If this question has bugged Americans for more than a hundred years, maybe it’s time to view it in a different way. Most other developed countries tax people at higher rates, leaving their societal well-being less dependent on convincing individuals to donate to charity. But America is moving in the opposite direction. The Trump administration, in coordination with Republicans in Congress, is promoting a tax-reform package that would shower benefits on the wealthy, while giving much less to those at the lower end of the earning spectrum. When congressional Republicans were asked why they supported such lopsided legislation, despite polls showing how unpopular it is with voters, a few replied that it was because their donors insisted on it.

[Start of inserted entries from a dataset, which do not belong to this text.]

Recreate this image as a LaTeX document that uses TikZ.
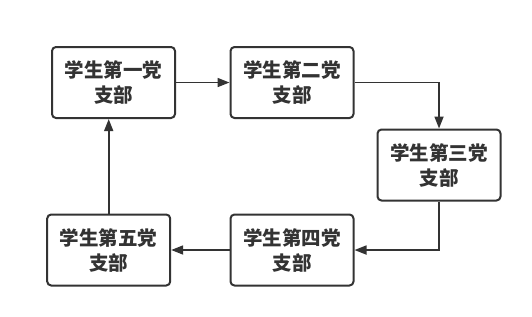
\documentclass[tikz,border=0pt]{standalone}
\usepackage{fontspec}
\newfontfamily\cjk{Noto Sans CJK SC}
\usetikzlibrary{arrows.meta}
\definecolor{ink}{HTML}{333333}

\begin{document}
\begin{tikzpicture}[x=1pt, y=-1pt, ink,
    branch/.style={draw=ink, line width=2pt, rounded corners=4pt, fill=white,
      minimum width=123pt, minimum height=71pt, inner sep=0pt, align=center,
      font=\cjk\bfseries\fontsize{19.5}{25}\selectfont},
    flow/.style={draw=ink, line width=1.7pt, -{Triangle[length=12pt, width=9pt]}},
  ]
% --- Canvas ---------------------------------------------------------------
\useasboundingbox (0,0) rectangle (532,316);

% --- The five branches ----------------------------------------------------
\node[branch] (b1) at (113.5,82.5) {学生第一党\\支部};
\node[branch] (b2) at (292,82.5)   {学生第二党\\支部};
\node[branch] (b3) at (439,165)    {学生第三党\\支部};
\node[branch] (b4) at (292,250)    {学生第四党\\支部};
\node[branch] (b5) at (108.7,250)  {学生第五党\\支部};

% --- The loop round them --------------------------------------------------
\draw[flow] (b1) -- (b2);
\draw[flow] (b2.east) -| (b3.north);
\draw[flow] (b3.south) |- (b4.east);
\draw[flow] (b4) -- (b5);
\draw[flow] (b5.north) -- (b5.north |- b1.south);
\end{tikzpicture}
\end{document}
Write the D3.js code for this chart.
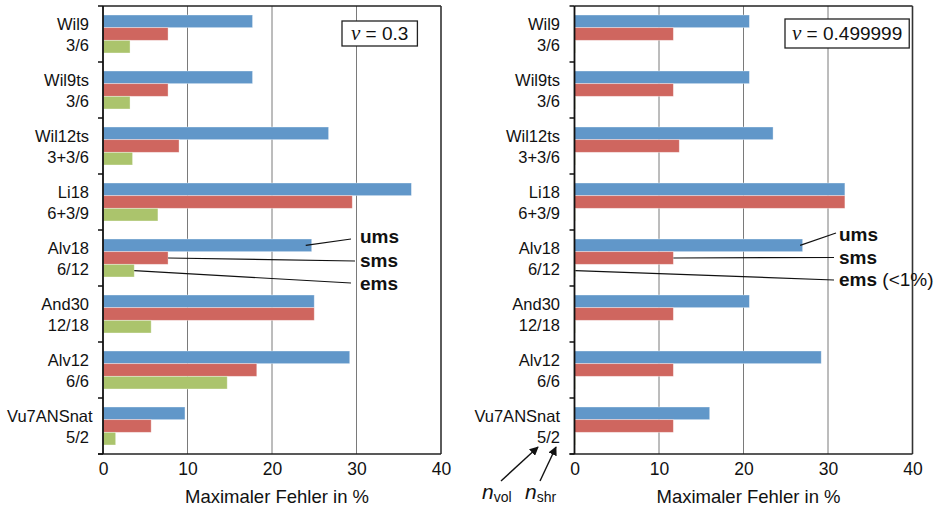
<!DOCTYPE html>
<html>
<head>
<meta charset="utf-8">
<script src="https://cdn.jsdelivr.net/npm/d3@7/dist/d3.min.js"></script>
<style>
  html, body { margin: 0; padding: 0; background: #fff; }
  svg { display: block; font-family: "Liberation Sans", Arial, Helvetica, sans-serif; }
</style>
</head>
<body>
<svg id="chart" width="937" height="512"></svg>
<script>
// Element names and their node counts (n_vol / n_shr)
const names  = ["Wil9", "Wil9ts", "Wil12ts", "Li18", "Alv18", "And30", "Alv12", "Vu7ANSnat"];
const counts = ["3/6", "3/6", "3+3/6", "6+3/9", "6/12", "12/18", "6/6", "5/2"];
const series = ["ums", "sms", "ems"];

// Maximum error in %, nu = 0.3
const umsNu03 = [17.7, 17.7, 26.7, 36.5, 24.7, 25.0, 29.2, 9.7];
const smsNu03 = [7.7, 7.7, 9.0, 29.5, 7.7, 25.0, 18.2, 5.7];
const emsNu03 = [3.2, 3.2, 3.5, 6.5, 3.7, 5.7, 14.7, 1.5];

// Maximum error in %, nu = 0.499999 (ems stays below 1 %)
const umsNu05 = [20.7, 20.7, 23.5, 32.0, 27.0, 20.7, 29.2, 16.0];
const smsNu05 = [11.7, 11.7, 12.4, 32.0, 11.7, 11.7, 11.7, 11.7];
const emsNu05 = [0.1, 0.1, 0.1, 0.1, 0.1, 0.1, 0.1, 0.1];

const xTicks = [0, 10, 20, 30, 40];
const axisTitle = "Maximaler Fehler in %";

const colors = { ums: "#6197c9", sms: "#cf665f", ems: "#abc46c" };
const svg = d3.select("#chart");

function drawPanel(cfg) {
  const g = svg.append("g");
  const x = d3.scaleLinear().domain([0, 40]).range([cfg.x0, cfg.x1]);
  const y = d3.scaleBand().domain(names).range([cfg.top, cfg.bottom]).padding(0);
  const ys = d3.scaleBand().domain(series).range([0, y.bandwidth()])
    .paddingInner(0).paddingOuter(0.71);

  const rows = names.map((n, i) => ({
    name: n, count: counts[i],
    vals: { ums: cfg.ums[i], sms: cfg.sms[i], ems: cfg.ems[i] }
  }));

  // vertical gridlines
  g.selectAll("line.grid").data(xTicks.filter(t => t > 0 && t < 40)).join("line")
    .attr("class", "grid")
    .attr("x1", d => x(d)).attr("x2", d => x(d))
    .attr("y1", cfg.top).attr("y2", cfg.bottom)
    .attr("stroke", "#7a7a7a").attr("stroke-width", 1);

  // bars
  const grp = g.selectAll("g.row").data(rows).join("g")
    .attr("class", "row")
    .attr("transform", d => `translate(0,${y(d.name)})`);
  grp.selectAll("rect").data(d => series.map(s => ({ s, v: d.vals[s] }))).join("rect")
    .attr("x", x(0))
    .attr("y", d => ys(d.s))
    .attr("width", d => x(d.v) - x(0))
    .attr("height", ys.bandwidth())
    .attr("fill", d => colors[d.s])
    .attr("stroke", "rgba(255,255,255,0.45)")
    .attr("stroke-width", 0.8);

  // frame: top and right borders
  g.append("line").attr("x1", x(0)).attr("x2", x(40)).attr("y1", cfg.top).attr("y2", cfg.top)
    .attr("stroke", "#222").attr("stroke-width", 1.5);
  g.append("line").attr("x1", x(40)).attr("x2", x(40)).attr("y1", cfg.top).attr("y2", cfg.bottom)
    .attr("stroke", "#333").attr("stroke-width", 1.6);

  // x axis
  const xAxis = d3.axisBottom(x).tickValues(xTicks).tickSize(0).tickPadding(9).tickFormat(d3.format("d"));
  const ax = g.append("g").attr("transform", `translate(0,${cfg.bottom})`).call(xAxis);
  ax.select(".domain").attr("stroke", "#222").attr("stroke-width", 1.6)
    .attr("d", `M${x(0) - 5},0H${x(40)}`);
  ax.selectAll("text").attr("font-size", 17.5).attr("fill", "#111")
    .attr("font-family", "'Liberation Sans', Arial, sans-serif");

  // y axis: ticks at category boundaries
  const bounds = names.map(n => y(n)).concat([cfg.bottom]);
  g.append("line").attr("x1", x(0)).attr("x2", x(0)).attr("y1", cfg.top).attr("y2", cfg.bottom)
    .attr("stroke", "#111").attr("stroke-width", 1.8);
  g.selectAll("line.ytick").data(bounds).join("line")
    .attr("class", "ytick")
    .attr("x1", x(0) - 5).attr("x2", x(0))
    .attr("y1", d => d).attr("y2", d => d)
    .attr("stroke", "#111").attr("stroke-width", 1.5);

  // two-line category labels
  const lab = g.selectAll("text.cat").data(rows).join("text")
    .attr("class", "cat")
    .attr("text-anchor", "end")
    .attr("font-size", 16.5)
    .attr("fill", "#111");
  lab.each(function (d) {
    const t = d3.select(this);
    const cy = y(d.name) + y.bandwidth() / 2;
    t.append("tspan").attr("class", "l1").attr("x", cfg.labelX).attr("y", cy - 4.5).text(d.name);
    t.append("tspan").attr("class", "l2").attr("x", cfg.labelX).attr("y", cy + 16.5).text(d.count);
  });
  // keep long labels inside the left margin
  lab.each(function () {
    const t = d3.select(this);
    const w = t.select(".l1").node().getComputedTextLength();
    const minRight = cfg.labelMinLeft + w;
    if (minRight > cfg.labelX) t.select(".l1").attr("x", minRight);
  });

  // axis title
  g.append("text")
    .attr("x", (x(0) + x(40)) / 2 + 5)
    .attr("y", cfg.bottom + 49)
    .attr("text-anchor", "middle")
    .attr("font-size", 18.5)
    .attr("fill", "#111")
    .text(axisTitle);

  // Poisson ratio box
  const box = g.append("g");
  const bt = box.append("text")
    .attr("x", cfg.boxX + cfg.boxPad)
    .attr("y", cfg.boxY + cfg.boxH / 2 + 6.5)
    .attr("font-size", 19)
    .attr("fill", "#111");
  bt.append("tspan").attr("font-family", "'Liberation Serif', 'Times New Roman', serif")
    .attr("font-style", "italic").attr("font-size", 21).text("ν");
  bt.append("tspan").attr("font-family", "'Liberation Sans', Arial, sans-serif")
    .text(" = " + cfg.nu);
  const bw = bt.node().getComputedTextLength();
  box.insert("rect", "text")
    .attr("x", cfg.boxX).attr("y", cfg.boxY)
    .attr("width", bw + 2 * cfg.boxPad).attr("height", cfg.boxH)
    .attr("fill", "#fff").attr("stroke", "#222").attr("stroke-width", 1.3);

  // series callouts on the Alv18 row
  const ref = rows[4];
  const y0 = y(ref.name);
  series.forEach((s, i) => {
    const c = cfg.callouts[i];
    const sx = Math.max(x(0), x(ref.vals[s]) - c.inset);
    const sy = y0 + ys(s) + ys.bandwidth() / 2;
    g.append("line")
      .attr("x1", sx).attr("y1", sy)
      .attr("x2", c.lx).attr("y2", c.ly)
      .attr("stroke", "#111").attr("stroke-width", 1.2);
    const t = g.append("text")
      .attr("x", c.tx).attr("y", c.ty)
      .attr("font-size", 19).attr("fill", "#111");
    t.append("tspan").attr("font-weight", "bold").text(s);
    if (c.note) t.append("tspan").attr("font-weight", "normal").text(" " + c.note);
  });

  return { x, y };
}

drawPanel({
  x0: 103, x1: 441, top: 6, bottom: 454, labelX: 89, labelMinLeft: 7,
  ums: umsNu03, sms: smsNu03, ems: emsNu03, nu: "0.3",
  boxX: 342, boxY: 21, boxH: 25, boxPad: 9,
  callouts: [
    { inset: 6, lx: 351, ly: 239, tx: 360, ty: 243 },
    { inset: 0, lx: 355, ly: 261, tx: 360, ty: 267 },
    { inset: 0, lx: 351, ly: 283, tx: 360, ty: 290 }
  ]
});

drawPanel({
  x0: 574.5, x1: 912.5, top: 6, bottom: 454, labelX: 560, labelMinLeft: 470,
  ums: umsNu05, sms: smsNu05, ems: emsNu05, nu: "0.499999",
  boxX: 785, boxY: 19, boxH: 29, boxPad: 7,
  callouts: [
    { inset: 2.5, lx: 836, ly: 233, tx: 839, ty: 241 },
    { inset: 0, lx: 834, ly: 257.5, tx: 839, ty: 264 },
    { inset: 0, lx: 834, ly: 280, tx: 839, ty: 286, note: "(<1%)" }
  ]
});

// n_vol / n_shr markers pointing at the "5/2" label
const defs = svg.append("defs");
defs.append("marker").attr("id", "arrowHead")
  .attr("viewBox", "0 0 10 10").attr("refX", 9).attr("refY", 5)
  .attr("markerWidth", 9).attr("markerHeight", 9).attr("markerUnits", "userSpaceOnUse")
  .attr("orient", "auto")
  .append("path").attr("d", "M0,0L10,5L0,10z").attr("fill", "#111");

const nLabels = [
  { sub: "vol", x: 482, ax1: 501, ay1: 481, ax2: 538, ay2: 447 },
  { sub: "shr", x: 525, ax1: 540, ay1: 481, ax2: 556, ay2: 447 }
];
nLabels.forEach(n => {
  svg.append("line")
    .attr("x1", n.ax1).attr("y1", n.ay1).attr("x2", n.ax2).attr("y2", n.ay2)
    .attr("stroke", "#111").attr("stroke-width", 1.4)
    .attr("marker-end", "url(#arrowHead)");
  const t = svg.append("text").attr("x", n.x).attr("y", 499).attr("fill", "#111")
    .attr("font-family", "'Liberation Sans', Arial, sans-serif");
  t.append("tspan").attr("font-style", "italic").attr("font-size", 21).text("n");
  t.append("tspan").attr("font-size", 14).attr("dy", 3).text(n.sub);
});
</script>
</body>
</html>
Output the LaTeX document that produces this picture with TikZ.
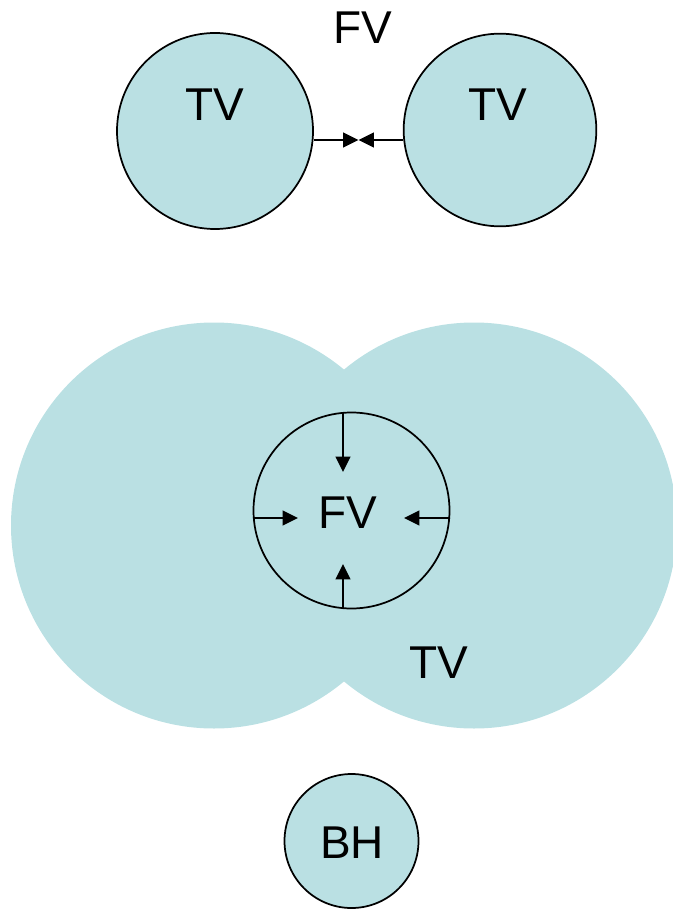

Those donors likely include many wealthy philanthropists. Charitable giving is certainly good for society, but it’s also important to recognize it as a way for the well-off to exert control. Yes, the wealthy philanthropist is doing a service, but that’s a choice—not a legal obligation, as taxes are. And givers are the ones determining what the money goes toward, which means a much narrower range of interests gets represented compared with if the allocation were up to the government. If many Americans want the richest among them to give more, maybe taxation, not philanthropy, is the more effective approach.